- THE DATA -
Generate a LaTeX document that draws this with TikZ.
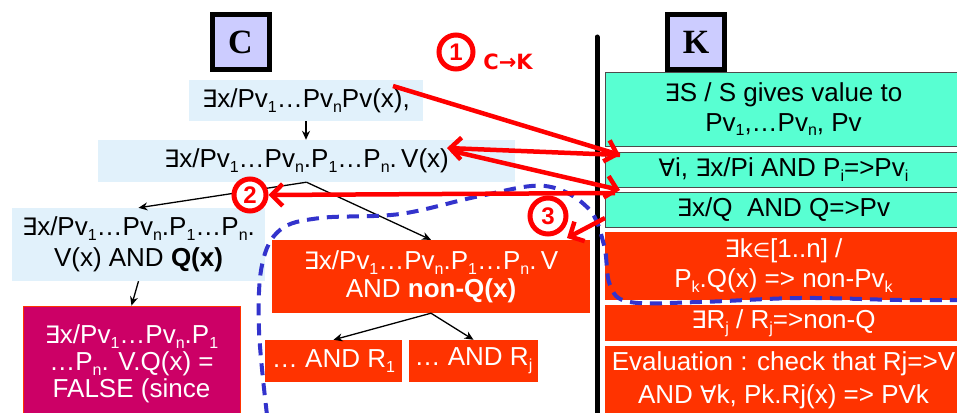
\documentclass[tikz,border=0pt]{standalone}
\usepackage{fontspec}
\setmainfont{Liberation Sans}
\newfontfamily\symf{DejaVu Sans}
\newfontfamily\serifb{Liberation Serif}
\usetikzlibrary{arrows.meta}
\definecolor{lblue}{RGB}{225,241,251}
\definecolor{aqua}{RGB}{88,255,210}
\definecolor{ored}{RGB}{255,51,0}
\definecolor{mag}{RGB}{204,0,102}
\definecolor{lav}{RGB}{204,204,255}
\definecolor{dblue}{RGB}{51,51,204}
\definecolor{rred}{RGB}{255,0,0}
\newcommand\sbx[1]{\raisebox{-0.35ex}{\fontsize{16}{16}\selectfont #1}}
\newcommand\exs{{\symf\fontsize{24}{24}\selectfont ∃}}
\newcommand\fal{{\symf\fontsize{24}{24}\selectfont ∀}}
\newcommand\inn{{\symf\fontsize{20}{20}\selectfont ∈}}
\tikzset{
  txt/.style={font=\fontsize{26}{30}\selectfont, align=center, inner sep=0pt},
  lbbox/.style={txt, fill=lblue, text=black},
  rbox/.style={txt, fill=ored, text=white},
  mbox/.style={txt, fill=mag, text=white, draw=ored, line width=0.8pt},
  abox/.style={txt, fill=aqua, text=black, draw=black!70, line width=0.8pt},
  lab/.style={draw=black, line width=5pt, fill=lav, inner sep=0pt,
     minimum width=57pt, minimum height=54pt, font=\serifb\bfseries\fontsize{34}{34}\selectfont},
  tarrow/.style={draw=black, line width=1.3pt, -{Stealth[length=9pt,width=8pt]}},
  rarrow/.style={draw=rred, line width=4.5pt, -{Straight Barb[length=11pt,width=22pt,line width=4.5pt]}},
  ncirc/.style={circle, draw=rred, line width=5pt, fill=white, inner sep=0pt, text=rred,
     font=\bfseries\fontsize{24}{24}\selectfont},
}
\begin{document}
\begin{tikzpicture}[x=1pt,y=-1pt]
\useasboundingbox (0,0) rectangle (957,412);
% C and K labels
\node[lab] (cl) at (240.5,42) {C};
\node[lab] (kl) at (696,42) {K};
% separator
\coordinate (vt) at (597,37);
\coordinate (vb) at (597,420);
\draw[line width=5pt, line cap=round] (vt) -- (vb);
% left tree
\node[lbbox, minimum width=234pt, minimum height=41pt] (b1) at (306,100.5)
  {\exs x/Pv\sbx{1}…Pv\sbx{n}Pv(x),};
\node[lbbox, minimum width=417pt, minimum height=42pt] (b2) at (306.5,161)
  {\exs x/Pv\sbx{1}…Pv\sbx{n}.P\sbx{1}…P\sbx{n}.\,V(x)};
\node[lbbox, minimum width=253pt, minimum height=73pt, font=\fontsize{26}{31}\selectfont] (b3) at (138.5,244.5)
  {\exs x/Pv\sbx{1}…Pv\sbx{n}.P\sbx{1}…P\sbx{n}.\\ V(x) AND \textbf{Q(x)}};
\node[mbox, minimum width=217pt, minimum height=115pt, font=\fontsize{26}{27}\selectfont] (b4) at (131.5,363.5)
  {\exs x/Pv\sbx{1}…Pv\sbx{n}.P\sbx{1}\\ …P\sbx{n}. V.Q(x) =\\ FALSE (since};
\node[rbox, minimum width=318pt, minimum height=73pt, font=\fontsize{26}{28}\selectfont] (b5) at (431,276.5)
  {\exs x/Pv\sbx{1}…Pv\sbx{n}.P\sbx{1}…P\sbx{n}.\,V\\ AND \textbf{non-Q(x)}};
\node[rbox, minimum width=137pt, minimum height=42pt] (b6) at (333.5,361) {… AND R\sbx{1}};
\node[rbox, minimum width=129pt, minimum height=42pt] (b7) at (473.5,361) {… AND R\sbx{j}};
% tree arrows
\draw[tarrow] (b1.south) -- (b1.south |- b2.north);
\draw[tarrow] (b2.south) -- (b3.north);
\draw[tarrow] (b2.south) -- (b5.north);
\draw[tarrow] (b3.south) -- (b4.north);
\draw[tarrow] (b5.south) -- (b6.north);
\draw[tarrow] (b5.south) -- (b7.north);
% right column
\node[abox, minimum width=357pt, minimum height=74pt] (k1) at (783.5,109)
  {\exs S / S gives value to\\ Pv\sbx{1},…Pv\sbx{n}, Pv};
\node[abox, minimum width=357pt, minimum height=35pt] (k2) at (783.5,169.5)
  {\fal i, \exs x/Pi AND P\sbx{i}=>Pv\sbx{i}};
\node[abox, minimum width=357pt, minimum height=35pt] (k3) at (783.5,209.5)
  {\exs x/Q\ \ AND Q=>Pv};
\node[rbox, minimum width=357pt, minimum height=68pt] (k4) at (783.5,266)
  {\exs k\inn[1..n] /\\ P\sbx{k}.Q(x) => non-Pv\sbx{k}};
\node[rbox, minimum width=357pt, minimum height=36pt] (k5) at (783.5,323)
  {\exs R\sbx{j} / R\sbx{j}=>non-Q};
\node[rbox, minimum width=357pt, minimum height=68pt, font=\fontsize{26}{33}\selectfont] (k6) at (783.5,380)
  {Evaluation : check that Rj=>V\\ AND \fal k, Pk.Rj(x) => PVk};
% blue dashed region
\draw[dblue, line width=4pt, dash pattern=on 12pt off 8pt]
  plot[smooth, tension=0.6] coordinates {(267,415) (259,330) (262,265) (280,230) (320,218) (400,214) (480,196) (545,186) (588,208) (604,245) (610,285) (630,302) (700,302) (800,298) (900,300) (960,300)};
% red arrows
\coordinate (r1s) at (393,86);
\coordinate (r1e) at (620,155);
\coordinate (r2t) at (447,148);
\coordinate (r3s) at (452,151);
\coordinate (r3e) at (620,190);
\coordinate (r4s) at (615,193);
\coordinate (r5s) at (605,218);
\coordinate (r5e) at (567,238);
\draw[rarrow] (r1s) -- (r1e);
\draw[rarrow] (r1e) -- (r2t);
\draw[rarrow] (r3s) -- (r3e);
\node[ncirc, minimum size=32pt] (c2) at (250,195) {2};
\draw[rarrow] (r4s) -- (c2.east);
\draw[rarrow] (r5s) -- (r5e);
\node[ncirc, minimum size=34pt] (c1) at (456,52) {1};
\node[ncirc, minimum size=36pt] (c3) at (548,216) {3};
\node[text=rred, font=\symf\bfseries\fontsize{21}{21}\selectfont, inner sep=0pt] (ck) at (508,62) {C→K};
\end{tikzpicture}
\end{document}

...

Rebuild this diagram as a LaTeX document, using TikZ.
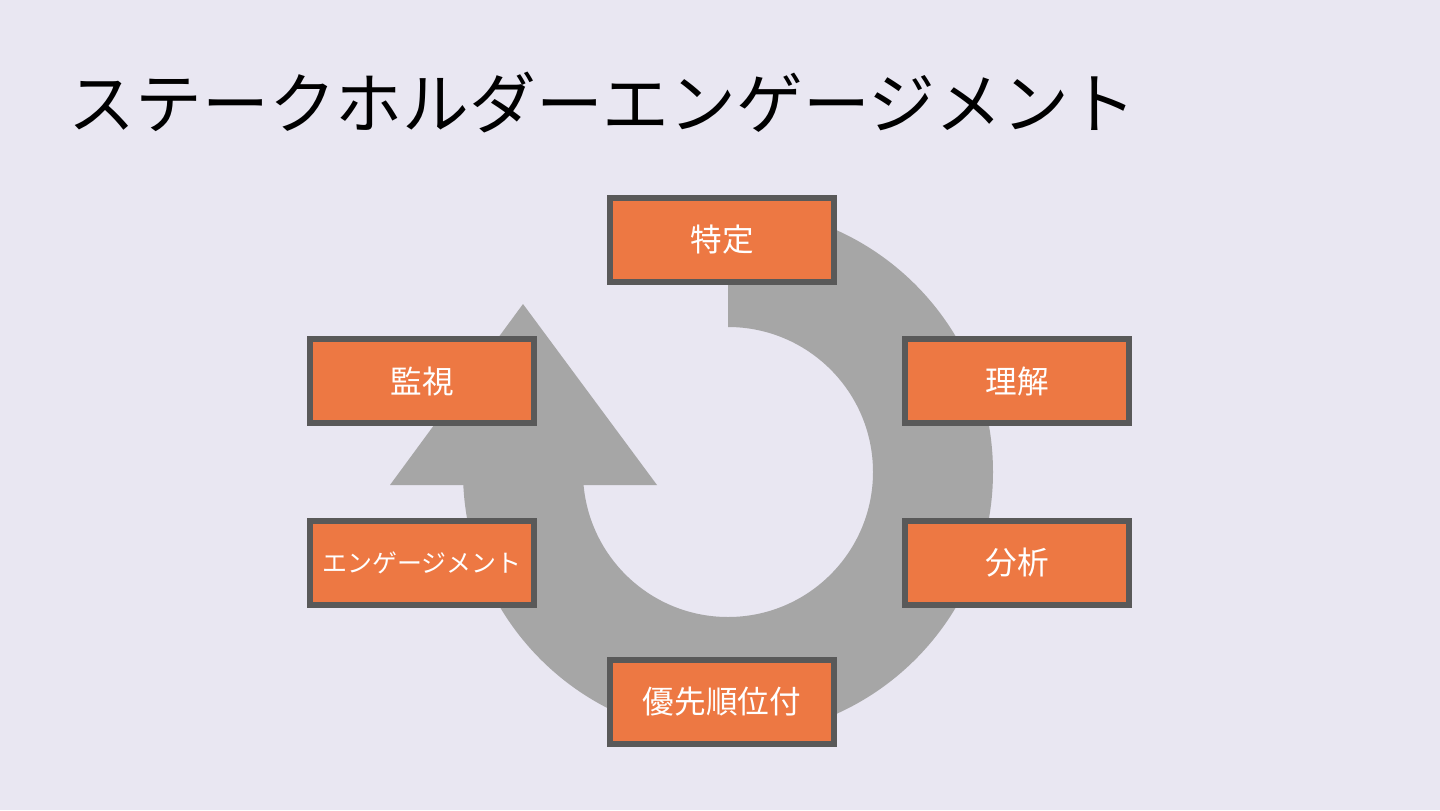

- WRITTEN INSTRUCTION -
Scan the records above for the string "this", then report every line that contains it.

- EXERCISE OUTPUT -
Generate a LaTeX document that draws this with TikZ.
Rebuild this diagram as a LaTeX document, using TikZ.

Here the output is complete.